__Recorded information__.
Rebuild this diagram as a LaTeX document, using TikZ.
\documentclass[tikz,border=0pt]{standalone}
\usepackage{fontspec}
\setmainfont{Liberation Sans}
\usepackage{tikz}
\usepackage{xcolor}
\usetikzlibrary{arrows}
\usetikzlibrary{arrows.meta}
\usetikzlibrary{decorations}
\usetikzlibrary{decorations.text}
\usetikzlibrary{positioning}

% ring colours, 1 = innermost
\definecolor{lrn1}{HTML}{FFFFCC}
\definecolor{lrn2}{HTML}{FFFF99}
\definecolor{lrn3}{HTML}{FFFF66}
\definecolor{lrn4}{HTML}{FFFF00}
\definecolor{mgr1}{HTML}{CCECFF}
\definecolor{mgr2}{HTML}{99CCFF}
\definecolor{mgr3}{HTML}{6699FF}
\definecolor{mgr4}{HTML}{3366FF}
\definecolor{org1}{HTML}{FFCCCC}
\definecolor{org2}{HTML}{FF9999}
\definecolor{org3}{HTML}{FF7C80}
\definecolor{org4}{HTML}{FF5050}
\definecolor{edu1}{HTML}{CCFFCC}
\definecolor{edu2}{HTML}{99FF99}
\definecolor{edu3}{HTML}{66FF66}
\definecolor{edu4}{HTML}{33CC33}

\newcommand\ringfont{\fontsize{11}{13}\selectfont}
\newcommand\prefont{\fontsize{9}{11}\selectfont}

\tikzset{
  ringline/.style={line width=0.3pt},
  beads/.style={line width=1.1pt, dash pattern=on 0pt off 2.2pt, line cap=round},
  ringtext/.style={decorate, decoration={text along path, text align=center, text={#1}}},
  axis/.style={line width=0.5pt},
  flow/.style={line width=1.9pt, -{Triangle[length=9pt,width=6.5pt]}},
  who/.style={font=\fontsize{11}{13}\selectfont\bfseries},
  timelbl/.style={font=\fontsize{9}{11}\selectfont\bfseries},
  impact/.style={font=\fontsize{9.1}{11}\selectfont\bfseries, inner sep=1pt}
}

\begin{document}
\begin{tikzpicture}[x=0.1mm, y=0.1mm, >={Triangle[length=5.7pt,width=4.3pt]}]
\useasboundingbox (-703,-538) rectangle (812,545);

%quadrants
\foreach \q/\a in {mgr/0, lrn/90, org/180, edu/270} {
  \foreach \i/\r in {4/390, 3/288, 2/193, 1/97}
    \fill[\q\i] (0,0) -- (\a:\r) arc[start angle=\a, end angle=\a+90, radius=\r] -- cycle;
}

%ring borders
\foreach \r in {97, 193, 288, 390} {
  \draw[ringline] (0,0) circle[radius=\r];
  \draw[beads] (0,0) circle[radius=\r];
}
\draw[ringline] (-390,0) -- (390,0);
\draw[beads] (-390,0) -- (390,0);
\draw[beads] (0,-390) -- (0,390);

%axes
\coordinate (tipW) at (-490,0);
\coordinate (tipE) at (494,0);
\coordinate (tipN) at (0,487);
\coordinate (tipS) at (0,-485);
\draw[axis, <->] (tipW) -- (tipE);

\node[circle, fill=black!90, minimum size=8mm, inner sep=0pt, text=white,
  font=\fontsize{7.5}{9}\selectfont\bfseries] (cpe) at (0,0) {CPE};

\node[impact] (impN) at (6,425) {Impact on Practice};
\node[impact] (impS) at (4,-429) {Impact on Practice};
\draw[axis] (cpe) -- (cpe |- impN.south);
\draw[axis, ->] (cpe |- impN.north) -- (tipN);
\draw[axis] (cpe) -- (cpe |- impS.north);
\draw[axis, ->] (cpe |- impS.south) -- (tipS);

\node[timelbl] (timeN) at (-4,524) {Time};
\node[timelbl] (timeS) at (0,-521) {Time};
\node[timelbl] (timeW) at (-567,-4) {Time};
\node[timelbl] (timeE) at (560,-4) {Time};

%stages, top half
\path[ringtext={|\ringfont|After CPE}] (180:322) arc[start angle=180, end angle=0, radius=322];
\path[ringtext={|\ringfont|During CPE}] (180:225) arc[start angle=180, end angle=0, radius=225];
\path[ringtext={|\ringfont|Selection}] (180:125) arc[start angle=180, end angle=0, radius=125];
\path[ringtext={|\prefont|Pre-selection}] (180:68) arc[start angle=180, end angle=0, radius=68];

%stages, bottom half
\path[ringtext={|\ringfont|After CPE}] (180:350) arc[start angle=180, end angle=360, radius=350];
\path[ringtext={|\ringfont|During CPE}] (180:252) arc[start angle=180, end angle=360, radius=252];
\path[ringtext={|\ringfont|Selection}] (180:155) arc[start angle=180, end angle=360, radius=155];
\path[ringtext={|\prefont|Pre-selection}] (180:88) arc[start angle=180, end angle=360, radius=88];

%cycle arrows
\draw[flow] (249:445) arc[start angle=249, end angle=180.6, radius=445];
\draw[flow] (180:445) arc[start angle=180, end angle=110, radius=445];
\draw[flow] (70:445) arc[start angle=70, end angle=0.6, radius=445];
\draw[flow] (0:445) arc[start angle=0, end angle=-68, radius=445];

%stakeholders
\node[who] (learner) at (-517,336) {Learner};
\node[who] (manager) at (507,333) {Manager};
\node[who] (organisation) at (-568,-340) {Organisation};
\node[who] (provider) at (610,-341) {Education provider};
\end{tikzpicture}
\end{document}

---

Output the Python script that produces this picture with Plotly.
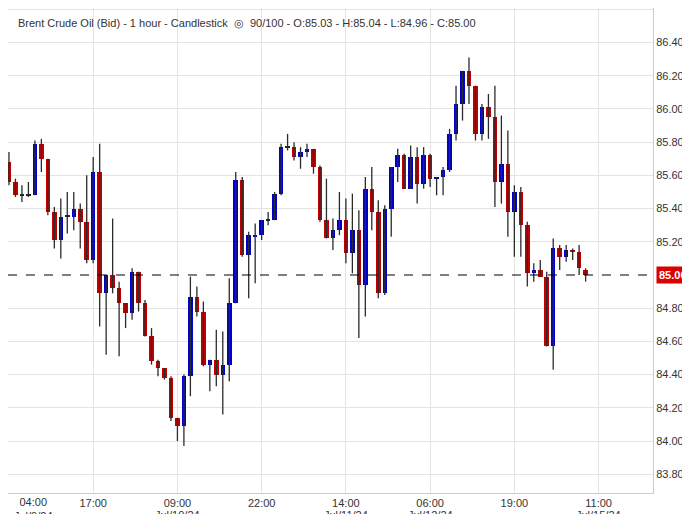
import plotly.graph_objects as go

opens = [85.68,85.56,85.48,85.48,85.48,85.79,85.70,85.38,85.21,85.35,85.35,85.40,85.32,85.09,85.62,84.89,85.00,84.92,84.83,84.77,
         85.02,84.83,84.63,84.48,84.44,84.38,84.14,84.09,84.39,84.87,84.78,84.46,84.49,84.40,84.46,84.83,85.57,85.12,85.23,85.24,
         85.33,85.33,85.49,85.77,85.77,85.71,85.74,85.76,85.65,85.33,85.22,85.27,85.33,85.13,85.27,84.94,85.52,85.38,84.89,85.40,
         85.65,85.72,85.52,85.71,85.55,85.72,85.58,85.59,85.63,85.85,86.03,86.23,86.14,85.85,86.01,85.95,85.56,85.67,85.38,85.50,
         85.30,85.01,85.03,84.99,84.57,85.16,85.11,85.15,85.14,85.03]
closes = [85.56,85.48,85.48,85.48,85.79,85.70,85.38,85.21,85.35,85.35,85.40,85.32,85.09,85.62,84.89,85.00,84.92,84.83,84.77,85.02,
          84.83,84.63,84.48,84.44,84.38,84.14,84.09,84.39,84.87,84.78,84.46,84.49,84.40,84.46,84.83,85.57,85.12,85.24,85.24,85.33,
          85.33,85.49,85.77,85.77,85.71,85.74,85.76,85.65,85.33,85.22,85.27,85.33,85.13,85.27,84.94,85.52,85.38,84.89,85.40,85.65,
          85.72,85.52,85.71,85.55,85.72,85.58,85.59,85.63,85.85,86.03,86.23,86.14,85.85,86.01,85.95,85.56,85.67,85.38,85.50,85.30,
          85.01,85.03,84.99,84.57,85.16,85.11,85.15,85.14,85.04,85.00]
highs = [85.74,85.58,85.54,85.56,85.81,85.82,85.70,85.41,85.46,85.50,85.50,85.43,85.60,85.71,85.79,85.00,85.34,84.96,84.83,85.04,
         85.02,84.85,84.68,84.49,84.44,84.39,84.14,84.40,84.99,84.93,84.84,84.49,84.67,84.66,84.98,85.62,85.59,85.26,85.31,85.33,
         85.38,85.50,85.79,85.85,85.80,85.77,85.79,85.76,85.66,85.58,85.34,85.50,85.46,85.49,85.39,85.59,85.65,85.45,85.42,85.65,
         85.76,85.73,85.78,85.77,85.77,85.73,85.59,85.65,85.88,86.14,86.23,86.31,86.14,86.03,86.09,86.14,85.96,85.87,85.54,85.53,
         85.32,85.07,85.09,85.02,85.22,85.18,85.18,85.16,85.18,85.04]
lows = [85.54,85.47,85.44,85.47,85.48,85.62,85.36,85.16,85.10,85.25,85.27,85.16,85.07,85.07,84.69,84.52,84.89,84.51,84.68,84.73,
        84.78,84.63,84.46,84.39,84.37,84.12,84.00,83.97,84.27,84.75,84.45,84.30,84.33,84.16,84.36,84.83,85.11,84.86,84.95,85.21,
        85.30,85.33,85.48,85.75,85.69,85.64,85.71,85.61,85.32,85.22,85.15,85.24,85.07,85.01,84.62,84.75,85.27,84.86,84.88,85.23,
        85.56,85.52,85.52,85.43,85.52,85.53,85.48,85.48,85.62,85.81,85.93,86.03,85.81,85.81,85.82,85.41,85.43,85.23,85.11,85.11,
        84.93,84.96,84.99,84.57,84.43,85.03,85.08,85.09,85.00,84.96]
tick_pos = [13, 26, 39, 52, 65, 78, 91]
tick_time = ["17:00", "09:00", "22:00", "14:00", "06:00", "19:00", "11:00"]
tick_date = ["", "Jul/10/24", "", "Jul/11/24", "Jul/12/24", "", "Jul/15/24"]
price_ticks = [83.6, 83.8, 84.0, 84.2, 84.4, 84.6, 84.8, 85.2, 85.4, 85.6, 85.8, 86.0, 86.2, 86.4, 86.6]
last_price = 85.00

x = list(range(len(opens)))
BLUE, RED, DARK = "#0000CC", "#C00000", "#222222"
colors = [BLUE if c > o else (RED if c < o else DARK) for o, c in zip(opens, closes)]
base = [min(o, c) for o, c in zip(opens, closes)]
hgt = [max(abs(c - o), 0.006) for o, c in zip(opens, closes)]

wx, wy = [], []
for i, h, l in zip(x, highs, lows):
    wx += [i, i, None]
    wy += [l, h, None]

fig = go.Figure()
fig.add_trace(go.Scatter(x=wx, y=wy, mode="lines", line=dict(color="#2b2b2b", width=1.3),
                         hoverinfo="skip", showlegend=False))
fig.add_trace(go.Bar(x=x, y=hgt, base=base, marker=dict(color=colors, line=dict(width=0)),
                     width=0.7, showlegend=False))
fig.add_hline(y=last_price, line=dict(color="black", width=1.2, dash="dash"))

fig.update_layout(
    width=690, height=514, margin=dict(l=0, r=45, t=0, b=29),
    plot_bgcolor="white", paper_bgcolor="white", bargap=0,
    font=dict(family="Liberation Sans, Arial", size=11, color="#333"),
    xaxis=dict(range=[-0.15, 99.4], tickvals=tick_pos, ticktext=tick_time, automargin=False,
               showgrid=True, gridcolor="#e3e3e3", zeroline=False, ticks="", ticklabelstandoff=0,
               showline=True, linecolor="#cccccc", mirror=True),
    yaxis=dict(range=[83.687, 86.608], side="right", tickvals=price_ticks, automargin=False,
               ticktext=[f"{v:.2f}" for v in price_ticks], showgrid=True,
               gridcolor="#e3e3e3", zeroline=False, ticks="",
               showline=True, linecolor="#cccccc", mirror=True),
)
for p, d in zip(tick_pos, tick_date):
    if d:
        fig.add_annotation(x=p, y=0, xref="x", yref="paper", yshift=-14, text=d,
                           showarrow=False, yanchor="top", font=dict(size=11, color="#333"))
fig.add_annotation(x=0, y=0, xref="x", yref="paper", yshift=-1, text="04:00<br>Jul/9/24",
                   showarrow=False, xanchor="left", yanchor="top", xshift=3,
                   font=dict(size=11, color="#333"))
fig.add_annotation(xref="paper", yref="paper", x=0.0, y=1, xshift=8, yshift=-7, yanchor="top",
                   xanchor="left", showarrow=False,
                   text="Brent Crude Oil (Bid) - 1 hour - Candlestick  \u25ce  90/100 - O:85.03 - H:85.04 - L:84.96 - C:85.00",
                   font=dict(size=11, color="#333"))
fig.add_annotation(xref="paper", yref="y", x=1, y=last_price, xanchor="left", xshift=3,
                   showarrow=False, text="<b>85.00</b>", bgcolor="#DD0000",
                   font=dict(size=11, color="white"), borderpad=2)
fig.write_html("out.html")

__Aim__. Using the data above, extract exactly the lines from the one containing "Output the Python" through the one containing "import plotly.graph_objects as go". Pictures are left out.

__Reply to the exercise__.
Output the Python script that produces this picture with Plotly.
import plotly.graph_objects as go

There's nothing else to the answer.